The title and lyrical theme suggest a link to The Who’s 1973 single ‘5.15’, which also appeared on the album Quadrophenia. Written by Pete Townshend, it depicts the protagonist, Jimmy Cooper, taking a train journey to the Sussex coast in which he ponders his past and disconnection.
His train journey down to Brighton, sandwiched between two city gents is notable for the rather absurd number of purple hearts he consumes in order to wile away the time. He goes through a not entirely pleasant series of ups and downs as he thinks about the gaudier side of life as a teenager that we see in newspapers like the News Of The World. 5.15 was written in Oxford Street and Carnaby Street while I was killing time between appointments. I must try it again sometime, it seems to work!
Bowie performed ‘5:15 The Angels Have Gone’ live at the Meltdown Festival at London’s Royal Festival Hall on 29 June 2002. He dedicated the song to The Who’s bass guitarist John Entwistle, who had died two days before.
Pete and I had a lot of shared experiences. One was taking the milk train back home after a weekend in London, and there was only one train, it went at like 5.15 in the morning, and you had to wait hours on the platform after the clubs were finished. We both wrote a song called ‘5.15’, both very different, and I dedicate this one particularly to John Entwistle.

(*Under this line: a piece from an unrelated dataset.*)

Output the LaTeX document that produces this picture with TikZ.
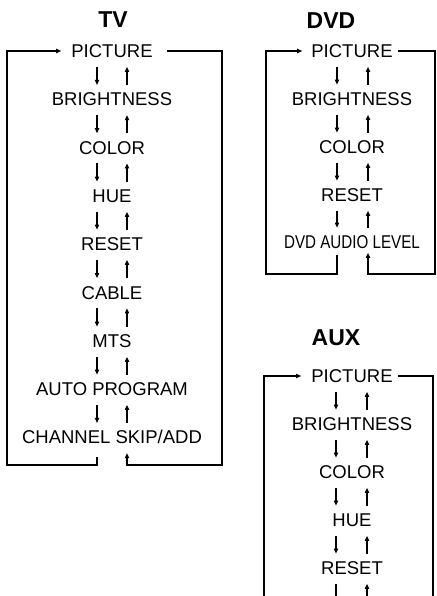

Meltdown Festival, June 2002
Bowie’s song shares The Who’s notions of rootlessness and isolation. ‘5:15 The Angels Have Gone’ finds its narrator stranded in the rain, ticketless, faithless, on a cold station platform, changing towns to escape from a past life and a failed love affair.
The disconnectedness is reflected in the music too. The low-key verses featuring percussion, synth and a recurring guitar motif are suddenly displaced with an unexpected leap from the key of C to F# minor, a burst of distortion and Bowie’s anguished exclamation: ‘We never talk anymore/Forever I will adore only you.’
Speaking to Billboard ahead of Heathen’s release in 2002, Bowie explained how he and Tony Visconti wanted the each of the songs on the album to have “its own identity and character without getting lost in a hailstorm of musical ‘ideas.'”
A man who could once see his angels – hopes and aspirations, maybe? – can’t see them anymore, and he blames the crushing dumbness of life for it.
Billboard, 1 June 2002
Producer Tony Visconti singled out the work of keyboard player Jordan Rudess as a particular highlight.
Jordan Rudess of Dream Theater joined us [in the studio]. Ironically, despite the keyboard wizard he is, we used his talents mostly on acoustic piano and Hammond organ. David B. played a lot of keyboard work already on all the songs and Jordan’s additional synthesizer work was obscuring some of the simplicity of David’s parts. You can hear Jordan at his best on ‘Slip Away’ and ‘5:15 The Angels Have Gone’.
Shortly after the release of Heathen, Bowie singled out ‘5:15 The Angels Have Gone’ as one of his favourites from the Heathen album.
I certainly like performing ‘5:15 The Angels Have Gone’. I think that’s a good song. I like doing ‘Heathen’. I’m having a lot of fun as a singer with all of them, actually. It’s a very good album to sing on stage. Yeah, no, it would be very hard for me to identify one. I guess ‘5:15’ is one of my favourites.
Swedish radio, 2002
Heathen was released on 10 June 2002 in Europe, and the following day in America. ‘5:15 The Angels Have Gone’ was the ninth song on the album.
A SACD version of Heathen was also released in December 2002, containing stereo and 5.1 surround sound mixes of the album. The 5.1 version had slightly longer cuts of several songs, and the mix of ‘5:15 The Angels Have Gone’ outlasted the stereo version by 25 seconds.
Bowie performed the song during his tours for Heathen and Reality. One live version, from Dublin on 23 November 2003, was included as a bonus track on the digital download version of the 2010 album A Reality Tour, though it was left off the accompanying concert DVD.
‘5:15 The Angels Have Gone’ was one of ten tracks performed by Bowie during a BBC Radio 2 special on 18 September 2002, recorded at Maida Vale studios in London. He also filmed playing it two days later during an edition of the BBC television show Later… With Jools Holland.